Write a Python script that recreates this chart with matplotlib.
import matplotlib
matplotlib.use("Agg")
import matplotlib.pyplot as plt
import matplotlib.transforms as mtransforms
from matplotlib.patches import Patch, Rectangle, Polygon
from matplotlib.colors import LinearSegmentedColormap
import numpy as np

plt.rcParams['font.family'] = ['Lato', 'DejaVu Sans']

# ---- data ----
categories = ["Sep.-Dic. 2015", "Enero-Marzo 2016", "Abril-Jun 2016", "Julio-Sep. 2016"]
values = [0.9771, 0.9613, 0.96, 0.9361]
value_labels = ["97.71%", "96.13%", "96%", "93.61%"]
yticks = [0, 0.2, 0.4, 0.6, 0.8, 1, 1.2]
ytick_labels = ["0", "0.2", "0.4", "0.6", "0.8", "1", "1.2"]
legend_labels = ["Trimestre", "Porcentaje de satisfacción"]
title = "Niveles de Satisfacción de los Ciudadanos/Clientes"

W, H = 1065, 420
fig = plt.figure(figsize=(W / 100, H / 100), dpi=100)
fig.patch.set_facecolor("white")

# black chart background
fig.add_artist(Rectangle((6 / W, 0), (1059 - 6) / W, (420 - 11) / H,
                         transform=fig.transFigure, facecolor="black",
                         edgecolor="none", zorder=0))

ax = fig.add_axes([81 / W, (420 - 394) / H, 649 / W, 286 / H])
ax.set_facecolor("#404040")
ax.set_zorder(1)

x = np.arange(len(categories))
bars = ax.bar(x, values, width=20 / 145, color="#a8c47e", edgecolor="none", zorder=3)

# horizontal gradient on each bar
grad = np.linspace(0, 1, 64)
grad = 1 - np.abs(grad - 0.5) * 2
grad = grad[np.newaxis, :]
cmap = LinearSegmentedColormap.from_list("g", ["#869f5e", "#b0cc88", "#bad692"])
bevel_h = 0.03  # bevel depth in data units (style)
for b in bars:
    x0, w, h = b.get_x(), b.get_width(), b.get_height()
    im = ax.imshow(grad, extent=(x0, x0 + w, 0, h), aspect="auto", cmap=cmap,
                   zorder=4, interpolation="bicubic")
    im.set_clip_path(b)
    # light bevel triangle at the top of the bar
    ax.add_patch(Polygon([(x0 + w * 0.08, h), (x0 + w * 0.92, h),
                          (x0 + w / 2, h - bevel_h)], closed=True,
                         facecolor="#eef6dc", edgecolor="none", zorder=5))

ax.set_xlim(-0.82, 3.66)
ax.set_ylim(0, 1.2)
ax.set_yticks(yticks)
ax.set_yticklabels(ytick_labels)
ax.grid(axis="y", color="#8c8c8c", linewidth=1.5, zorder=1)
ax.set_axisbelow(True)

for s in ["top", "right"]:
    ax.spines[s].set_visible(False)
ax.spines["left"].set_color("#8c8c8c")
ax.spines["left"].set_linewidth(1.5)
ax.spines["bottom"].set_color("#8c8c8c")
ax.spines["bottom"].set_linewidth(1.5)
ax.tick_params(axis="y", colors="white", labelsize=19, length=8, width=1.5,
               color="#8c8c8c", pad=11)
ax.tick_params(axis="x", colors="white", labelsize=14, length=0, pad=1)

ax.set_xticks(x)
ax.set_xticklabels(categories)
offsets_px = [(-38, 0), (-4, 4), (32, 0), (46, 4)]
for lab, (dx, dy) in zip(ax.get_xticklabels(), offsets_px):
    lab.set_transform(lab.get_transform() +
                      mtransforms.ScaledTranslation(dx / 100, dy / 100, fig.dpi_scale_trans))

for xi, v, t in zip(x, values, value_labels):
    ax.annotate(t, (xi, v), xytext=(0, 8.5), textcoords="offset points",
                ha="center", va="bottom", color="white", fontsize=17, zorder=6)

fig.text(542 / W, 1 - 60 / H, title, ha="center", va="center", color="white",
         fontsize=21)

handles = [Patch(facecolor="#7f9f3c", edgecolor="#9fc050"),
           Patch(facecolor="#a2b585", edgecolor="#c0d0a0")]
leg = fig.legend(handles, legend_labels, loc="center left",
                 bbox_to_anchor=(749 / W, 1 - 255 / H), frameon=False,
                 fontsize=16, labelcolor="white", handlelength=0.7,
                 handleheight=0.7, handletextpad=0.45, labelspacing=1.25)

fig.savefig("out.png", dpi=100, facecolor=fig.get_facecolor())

### PROBLEM DETAILS
Copy exactly the lines that run from the first line of the data to the line containing "bars = ax.bar(x, values, width=20", please, with both ends included and nothing else.

### CORRECT OUTPUT
Write a Python script that recreates this chart with matplotlib.
import matplotlib
matplotlib.use("Agg")
import matplotlib.pyplot as plt
import matplotlib.transforms as mtransforms
from matplotlib.patches import Patch, Rectangle, Polygon
from matplotlib.colors import LinearSegmentedColormap
import numpy as np

plt.rcParams['font.family'] = ['Lato', 'DejaVu Sans']

# ---- data ----
categories = ["Sep.-Dic. 2015", "Enero-Marzo 2016", "Abril-Jun 2016", "Julio-Sep. 2016"]
values = [0.9771, 0.9613, 0.96, 0.9361]
value_labels = ["97.71%", "96.13%", "96%", "93.61%"]
yticks = [0, 0.2, 0.4, 0.6, 0.8, 1, 1.2]
ytick_labels = ["0", "0.2", "0.4", "0.6", "0.8", "1", "1.2"]
legend_labels = ["Trimestre", "Porcentaje de satisfacción"]
title = "Niveles de Satisfacción de los Ciudadanos/Clientes"

W, H = 1065, 420
fig = plt.figure(figsize=(W / 100, H / 100), dpi=100)
fig.patch.set_facecolor("white")

# black chart background
fig.add_artist(Rectangle((6 / W, 0), (1059 - 6) / W, (420 - 11) / H,
                         transform=fig.transFigure, facecolor="black",
                         edgecolor="none", zorder=0))

ax = fig.add_axes([81 / W, (420 - 394) / H, 649 / W, 286 / H])
ax.set_facecolor("#404040")
ax.set_zorder(1)

x = np.arange(len(categories))
bars = ax.bar(x, values, width=20 / 145, color="#a8c47e", edgecolor="none", zorder=3)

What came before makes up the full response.